Higher visibility for Islam is the inevitable result of more democracy in Muslim-majority countries. So, rather than dwell on the problems of contemporary political Islam, which are certainly considerable, it would be more fruitful to look at Turkey’s conflicts from another, now distinctly unfashionable, perspective: class.

NEW YORK – One interpretation of the anti-government demonstrations now roiling Turkish cities is that they are a massive protest against political Islam. What began as a rally against official plans to raze a small park in the center of Istanbul to make way for a kitschy shopping mall quickly evolved into a conflict of values.

On the surface, the fight appears to represent two different visions of modern Turkey, secular versus religious, democratic versus authoritarian. Comparisons have been made with Occupy Wall Street.

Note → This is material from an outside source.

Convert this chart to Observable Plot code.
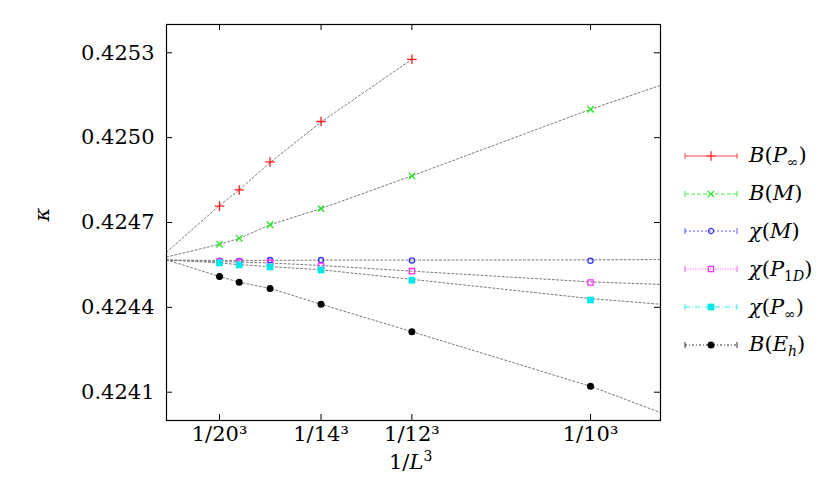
<!DOCTYPE html>
<html>
<head>
<meta charset="utf-8">
<script src="https://cdn.jsdelivr.net/npm/d3@7"></script>
<script src="https://cdn.jsdelivr.net/npm/@observablehq/plot@0.6"></script>
<style>
  body { margin: 0; background: #fff; }
  #wrap { position: relative; width: 830px; height: 483px; font-family: "DejaVu Serif", serif; }
  #wrap svg text { font-family: "DejaVu Serif", serif !important; }
  .lbl { position: absolute; font-size: 21px; color: #000; white-space: nowrap; line-height: 1; }
  #legend { position: absolute; left: 680px; top: 137px; }
  .row { display: flex; align-items: center; height: 37.8px; }
  .row span { font-size: 21px; margin-left: 7px; line-height: 1; }
  .row sub { font-size: 14px; vertical-align: -5px; line-height: 0; }
</style>
</head>
<body>
<div id="wrap"></div>
<script>
// ---- data ----
const L = [20, 18, 16, 14, 12, 10];
const xTickL = [20, 14, 12, 10];
const yTicks = [0.4241, 0.4244, 0.4247, 0.4250, 0.4253];
const xDomain = [0, 0.001165];
const yDomain = [0.4240, 0.4254];

const seriesKeys = ["BPinf", "BM", "chiM", "chiP1D", "chiPinf", "BEh"];
const seriesLabels = [
  "<i>B</i>(<i>P</i><sub>∞</sub>)",
  "<i>B</i>(<i>M</i>)",
  "<i>χ</i>(<i>M</i>)",
  "<i>χ</i>(<i>P</i><sub>1<i>D</i></sub>)",
  "<i>χ</i>(<i>P</i><sub>∞</sub>)",
  "<i>B</i>(<i>E<sub>h</sub></i>)"
];
const seriesColors = ["#ff1c1c", "#1ee81e", "#3434ff", "#ff2cff", "#00e8e8", "#000000"];
const seriesSymbols = ["plus", "times", "circle", "square", "square", "circle"];
const seriesFilled = [false, false, false, false, true, true];
const seriesSize = [3.2, 3.0, 2.6, 3, 3.8, 3.5];
const legendDash = ["none", "4,2", "2,2", "1,1.5", "5,2,1,2", "2,2,1,2"];

// kappa values for L = 20,18,16,14,12,10 (null = outside the plot)
const BPinf   = [0.424758, 0.424815, 0.424914, 0.425057, 0.425277, null];
const BM      = [0.424623, 0.424644, 0.424692, 0.424749, 0.424865, 0.425100];
const chiM    = [0.424565, 0.424564, 0.424567, 0.424567, 0.424566, 0.424565];
const chiP1D  = [0.424562, 0.424561, 0.424558, 0.424547, 0.424528, 0.424488];
const chiPinf = [0.424557, 0.424550, 0.424543, 0.424532, 0.424496, 0.424426];
const BEh     = [0.424509, 0.424489, 0.424467, 0.424411, 0.424314, 0.424121];

// fit curves, read at x = 0, 1/L^3 (L = 20..10), right edge
const fitBPinf   = [0.424595, 0.424760, 0.424815, 0.424912, 0.425055, 0.425277, null, null];
const fitBM      = [0.424578, 0.424623, 0.424644, 0.424692, 0.424749, 0.424865, 0.425100, 0.425185];
const fitChiM    = [0.424567, 0.424566, 0.424566, 0.424566, 0.424567, 0.424567, 0.424568, 0.424569];
const fitChiP1D  = [0.424567, 0.424562, 0.424560, 0.424557, 0.424548, 0.424528, 0.424490, 0.424481];
const fitChiPinf = [0.424568, 0.424557, 0.424551, 0.424544, 0.424533, 0.424499, 0.424431, 0.424411];
const fitBEh     = [0.424568, 0.424509, 0.424489, 0.424467, 0.424411, 0.424314, 0.424121, 0.424028];

// ---- build tables ----
const values = {BPinf, BM, chiM, chiP1D, chiPinf, BEh};
const fits = {BPinf: fitBPinf, BM: fitBM, chiM: fitChiM, chiP1D: fitChiP1D, chiPinf: fitChiPinf, BEh: fitBEh};
const xOf = l => 1 / (l ** 3);
const fitX = [0, ...L.map(xOf), xDomain[1]];

const points = [];
seriesKeys.forEach(k => values[k].forEach((v, i) => { if (v != null) points.push({series: k, x: xOf(L[i]), y: v}); }));
const fitRows = [];
seriesKeys.forEach(k => fits[k].forEach((v, i) => { if (v != null) fitRows.push({series: k, x: fitX[i], y: v}); }));

const xTicks = xTickL.map(xOf);
const frameW = 830 - 166 - 170, frameH = 483 - 24 - 63;

const dotMarks = seriesKeys.map((k, i) => Plot.dot(points.filter(d => d.series === k), {
  x: "x", y: "y",
  symbol: seriesSymbols[i],
  r: seriesSize[i],
  stroke: seriesFilled[i] ? "none" : seriesColors[i],
  fill: seriesFilled[i] ? seriesColors[i] : "none",
  strokeWidth: 1.3
}));

const chart = Plot.plot({
  width: 830, height: 483,
  marginLeft: 166, marginRight: 170, marginTop: 24, marginBottom: 63,
  style: {fontFamily: "'DejaVu Serif', serif", fontSize: "21px", color: "#000", background: "#fff"},
  x: {domain: xDomain},
  y: {domain: yDomain},
  marks: [
    Plot.line(fitRows, {x: "x", y: "y", z: "series", stroke: "#7a7a7a", strokeWidth: 1, strokeDasharray: "2,2.2"}),
    ...dotMarks,
    Plot.tickY(yTicks, {y: d => d, insetRight: frameW - 6, stroke: "#000"}),
    Plot.tickY(yTicks, {y: d => d, insetLeft: frameW - 6, stroke: "#000"}),
    Plot.tickX(xTicks, {x: d => d, insetBottom: frameH - 6, stroke: "#000"}),
    Plot.tickX(xTicks, {x: d => d, insetTop: frameH - 6, stroke: "#000"}),
    Plot.axisY(yTicks, {tickSize: 0, tickPadding: 12, tickFormat: d => d.toFixed(4), label: null}),
    Plot.axisX(xTicks, {tickSize: 0, tickPadding: 6, tickFormat: (d, i) => "1/" + xTickL[i] + "³", label: null}),
    Plot.frame({stroke: "#000", strokeWidth: 1.2})
  ]
});

const wrap = document.getElementById("wrap");
wrap.appendChild(chart);

// axis titles
const yl = document.createElement("div");
yl.className = "lbl";
yl.innerHTML = "<i>κ</i>";
yl.style.left = "36px"; yl.style.top = "204px";
yl.style.transform = "rotate(-90deg)";
wrap.appendChild(yl);

const xl = document.createElement("div");
xl.className = "lbl";
xl.innerHTML = "1/<i>L</i><sup style='font-size:14px;vertical-align:8px;line-height:0'>3</sup>";
xl.style.left = "389px"; xl.style.top = "452px";
wrap.appendChild(xl);

// legend
const legend = document.createElement("div");
legend.id = "legend";
seriesKeys.forEach((k, i) => {
  const row = document.createElement("div");
  row.className = "row";
  const svg = d3.create("svg").attr("width", 62).attr("height", 20);
  const c = seriesColors[i];
  svg.append("line").attr("x1", 5).attr("x2", 57).attr("y1", 10).attr("y2", 10)
    .attr("stroke", c).attr("stroke-width", 1).attr("stroke-dasharray", legendDash[i]).attr("opacity", 0.8);
  [5, 57].forEach(x => svg.append("line").attr("x1", x).attr("x2", x).attr("y1", 7).attr("y2", 13)
    .attr("stroke", c).attr("stroke-width", 1).attr("opacity", 0.8));
  const symMap = {plus: d3.symbolPlus, times: d3.symbolTimes, circle: d3.symbolCircle, square: d3.symbolSquare};
  const rr = seriesSize[i];
  svg.append("path").attr("d", d3.symbol(symMap[seriesSymbols[i]], Math.PI * rr * rr)())
    .attr("transform", "translate(31,10)")
    .attr("fill", seriesFilled[i] ? c : "none")
    .attr("stroke", seriesFilled[i] ? "none" : c)
    .attr("stroke-width", 1.2);
  row.appendChild(svg.node());
  const sp = document.createElement("span");
  sp.innerHTML = seriesLabels[i];
  row.appendChild(sp);
  legend.appendChild(row);
});
wrap.appendChild(legend);
</script>
</body>
</html>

Some observers even speak of a “Turkish Spring.”

Clearly, many Turkish citizens, especially in the big cities, are sick of Prime Minister Recep Tayyip Erdoğan’s increasingly authoritarian style, his steely grip on the press, his taste for grandiose new mosques, the restrictions on alcohol, the arrests of political dissidents, and now the violent response to the demonstrations. People fear that sharia law will replace secular legislation, and that Islamism will spoil the fruits of Kemal Atatürk’s drive to modernize post-Ottoman Turkey.